Gemmae are distributed largely through the energy provided by precipitation. This is possible due to the shape of gemmae cups, it allows them to harness the energy of a raindrop to propel the gemmae. Through this method it has been calculated that the average distance achieved by a gemma in a cup bearing gemmiferous shoot was 19.5 mm and 13.3 mm by a stalk gemmiferous shoot. It has been found that through disturbances gemmae found in a cup goes a distance of 12.1 mm and 16.9 mm for a stalk gemmae

====Gemmae germination====
In environmentally controlled experiments with standard conditions (12 hours light/12 hour dark) gemmae germinated in two to four days, typically with six to eight protonemata.
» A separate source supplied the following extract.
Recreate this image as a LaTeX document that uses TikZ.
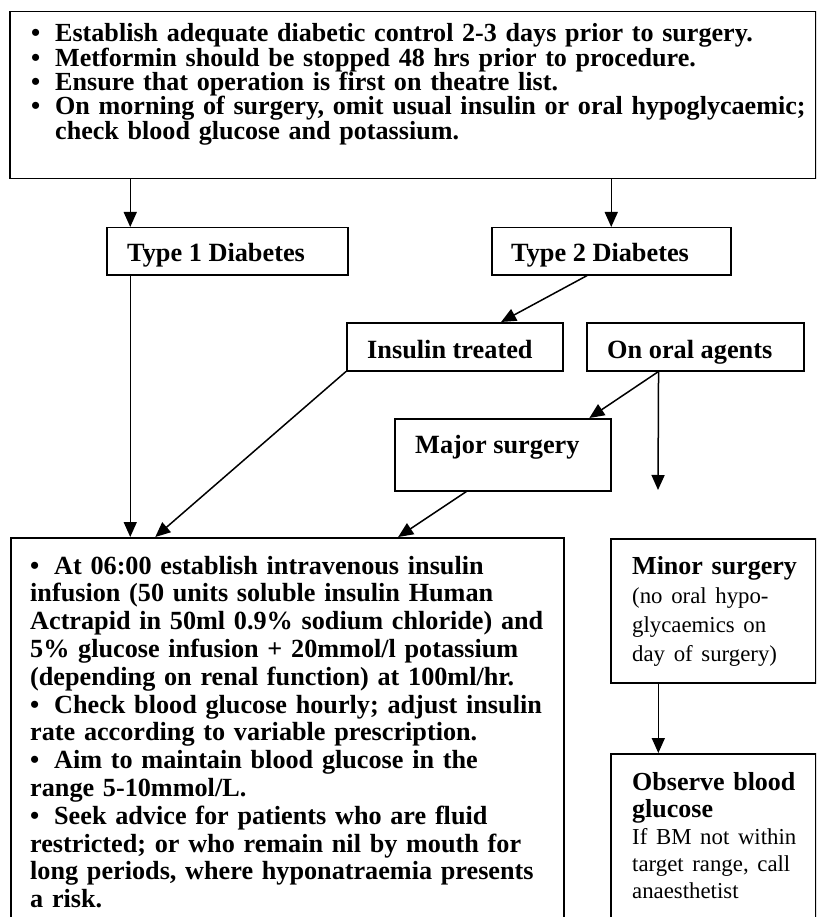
\documentclass[tikz,border=0pt]{standalone}
\usepackage{fontspec}
\setmainfont{Liberation Serif}
\usetikzlibrary{arrows.meta,calc}
\begin{document}
\begin{tikzpicture}[x=1pt,y=-1pt,
  box/.style={draw, line width=1.5pt, inner sep=0pt, anchor=north west},
  conn/.style={line width=1.5pt, -{Triangle[length=15pt,width=13pt]}},
  txt/.style={inner sep=0pt, anchor=base west, align=left},
  lbl/.style={txt, font=\bfseries\fontsize{26.3}{29}\selectfont},
]
\clip (0,0) rectangle (816,917);
\fill[white] (0,0) rectangle (816,917);

% boxes
\node[box, minimum width=806pt, minimum height=167pt] (top) at (9,11) {};
\node[box, minimum width=241pt, minimum height=47pt] (type1) at (106,227) {};
\node[box, minimum width=239pt, minimum height=47pt] (type2) at (491,227) {};
\node[box, minimum width=216pt, minimum height=48pt] (insulin) at (346,322) {};
\node[box, minimum width=217pt, minimum height=48pt] (oral) at (586,322) {};
\node[box, minimum width=216pt, minimum height=72pt] (major) at (394,418) {};
\node[box, minimum width=553pt, minimum height=420pt] (main) at (10,537) {};
\node[box, minimum width=205pt, minimum height=144pt] (minor) at (610,538) {};
\node[box, minimum width=205pt, minimum height=200pt] (observe) at (610,753) {};

% texts
\newcommand{\bl}{\makebox[24pt][l]{\textbullet}}
\node[txt, text width=800pt, font=\bfseries\fontsize{26.1}{24.3}\selectfont] (toptxt) at (31,42) {%
\bl Establish adequate diabetic control 2-3 days prior to surgery.\\
\bl Metformin should be stopped 48 hrs prior to procedure.\\
\bl Ensure that operation is first on theatre list.\\
\bl On morning of surgery, omit usual insulin or oral hypoglycaemic;\\
\hspace*{24pt}check blood glucose and potassium.};

\node[lbl] (t1txt) at (127,261) {Type 1 Diabetes};
\node[lbl] (t2txt) at (511,261) {Type 2 Diabetes};
\node[lbl] (instxt) at (367,358) {Insulin treated};
\node[lbl] (oraltxt) at (607,358) {On oral agents};
\node[lbl] (majtxt) at (415,453) {Major surgery};

\node[txt, text width=600pt, font=\bfseries\fontsize{26.2}{27.8}\selectfont] (maintxt) at (30,574) {%
\bl At 06:00 establish intravenous insulin\\
infusion (50 units soluble insulin Human\\
Actrapid in 50ml 0.9\% sodium chloride) and\\
5\% glucose infusion + 20mmol/l potassium\\
(depending on renal function) at 100ml/hr.\\
\bl Check blood glucose hourly; adjust insulin\\
rate according to variable prescription.\\
\bl Aim to maintain blood glucose in the\\
range 5-10mmol/L.\\
\bl Seek advice for patients who are fluid\\
restricted; or who remain nil by mouth for\\
long periods, where hyponatraemia presents\\
a risk.};

\node[txt, text width=200pt, font=\bfseries\fontsize{26}{29}\selectfont] (minortxt) at (632,574) {%
Minor surgery\\
\mdseries\fontsize{22.8}{29}\selectfont (no oral hypo-\\
glycaemics on\\
day of surgery)};

\node[txt, text width=200pt, font=\bfseries\fontsize{26}{27}\selectfont] (obstxt) at (632,790) {%
Observe blood\\
glucose\\
\mdseries\fontsize{22.8}{27}\selectfont If BM not within\\
target range, call\\
anaesthetist};

% connector end points
\coordinate (t1x) at ($(type1.north west)!0.1!(type1.north east)$);
\coordinate (t2out) at ($(type2.south west)!0.4!(type2.south east)$);
\coordinate (insin) at ($(insulin.north west)!0.713!(insulin.north east)$);
\coordinate (mainA) at ($(main.north west)!0.262!(main.north east)$);
\coordinate (mainB) at ($(main.north west)!0.70!(main.north east)$);
\coordinate (oralout) at ($(oral.south west)!0.332!(oral.south east)$);
\coordinate (majin) at ($(major.north west)!0.898!(major.north east)$);
\coordinate (majout) at ($(major.south west)!0.333!(major.south east)$);
\coordinate (oralend) at (658,490);
\coordinate (minx) at ($(minor.south west)!0.234!(minor.south east)$);

% connectors
\draw[conn] (top.south -| t1x) -- (t1x);
\draw[conn] (top.south -| type2.north) -- (type2.north);
\draw[conn] (type1.south -| t1x) -- (main.north -| t1x);
\draw[conn] (t2out) -- (insin);
\draw[conn] (insulin.south west) -- (mainA);
\draw[conn] (oralout) -- (majin);
\draw[conn] (oralout) -- (oralend);
\draw[conn] (majout) -- (mainB);
\draw[conn] (minx) -- (observe.north -| minx);
\end{tikzpicture}
\end{document}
This growth produces a stellate structure after seven to ten days, at this time branching of the protonemata occurs. After ten days the leafy gametophyte begins to develop, either directly from the gemma or from the protonema.

===Sexual reproduction===
Tetraphis pellucida also reproduces sexually. It is a dioicous moss, having antheridia and archegonia on different gametophores. Once the archegonia is fertilized the sporophyte generation begins to form. It develops to have a seta six to 14 mm long, and have a capsule two to three mm long, with a one mm operculum. The fully developed capsule will have four peristome teeth attached to the rim of capsule. Inside the spores develop to be smooth or finely roughened and 10-13 micrometers.

====Sporophyte production====
Due to the fact that the apical cell of Tetraphis pellucida stops dividing at an early stage of sporophyte development, much of the growth of the sporophyte is due to cell elongation and division below the apex.

===Changes in reproduction===
Whether Tetraphis pellucida as a colony exhibits asexual reproduction or sexual reproduction is determined based on shoot density. At low densities (fewer than 70 shoots per cm^{2}) there are no sporophytes and plants solely possess gemmiferous shoots. At a density of over 70 shoots/cm^{2}, gametophores begin to appear, and by 190 shoots per cm^{2}, there are no gemmiferous shoots. Initially archegoniophores (gametophyte shoots bearing archegonia) outnumber antheridiophores (gametophyte shoots bearing antheridia), but as the density increases further, the antheridiophores greatly outnumber the archegoniophores.

==Disturbance in colonies==
Tetraphis pellucida develops a low-density asexual colony on a bare substrate, and is very susceptible to being out competed by species it commonly occurs with. Sexual colonies are much more likely to be disturbed than asexual colonies. Without disturbance Tetraphis pellucida has a very low probability of reestablishing where senescent or competitor colonies are. This is shown in the fact that Tetraphis pellucida is the dominant species in gaps of bryophyte communities on logs, whereas they are a minor component in an undisturbed community.

==Differentiating from Tetraphis geniculata==

Tetraphis pellucida is characterized by having a straight, smooth surface lacking protrusions – setae – whereas Tetraphis geniculata is characterized by having a papillose or tuberculate surface in the upper portion of a sharply bent seta. Upon further examination, Tetraphis geniculata has bulging cell walls that are common in the central region of the seta, and smooth directly below the capsule; spiral torsion of the seta is also common.